Es, para bien o para mal, una figura jacksoniana, con el mismo atractivo populista, énfasis en la fuerza, combatividad, oposición a la élite, insistencia en la lealtad y la obstinación.

Como señaló un biógrafo de Jackson, Old Hickory creía que “el país estaba siendo controlado por una especie de complejo burocrático, financiero y del Congreso en el que las necesidades y preocupaciones de los desconectados eran secundarias frente a las de los que estaban dentro”.

Recurrió reflexivamente al “lenguaje del combate” y engendró una feroz resistencia a su gobierno entre aquellos que le temían y lo apodaban rey Andrés.

Sin embargo, situar a Trump dentro de esta tradición no constituye un argumento final febril en una elección reñida.

No está claro que el mensaje de Harris vaya a atraer a su público objetivo: republicanos indecisos y descontentos con Donald Trump.

Uno pensaría que estos votantes se sentirían más naturalmente motivados por un mensaje centrista creíble sobre la economía, la seguridad nacional o la frontera.

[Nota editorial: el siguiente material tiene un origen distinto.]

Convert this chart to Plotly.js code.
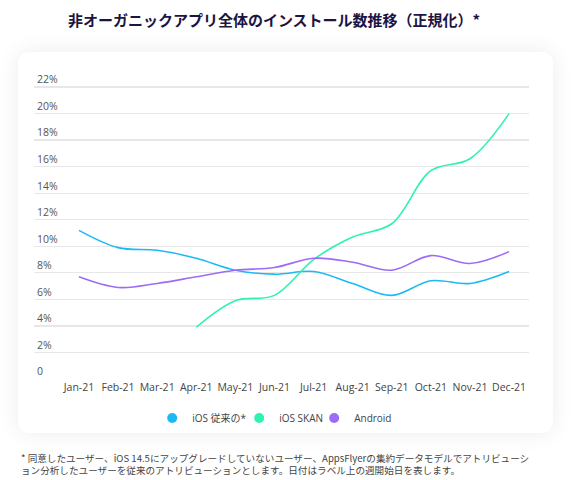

A estas alturas, los republicanos están tan acostumbrados a que sus abanderados sean llamados “fascistas”, que la acusación puede haber perdido gran parte de su atractivo; A George W. Bush, un cristiano sincero y creyente en la Biblia que se comprometió a difundir la democracia en todo el mundo y salvó innumerables vidas en África, también lo llamaron fascista.

En los últimos días de la campaña, parece que cualquier alegría producida por la campaña de Harris tendrá que derivarse de la reactivación y elevación de esta tediosa acusación.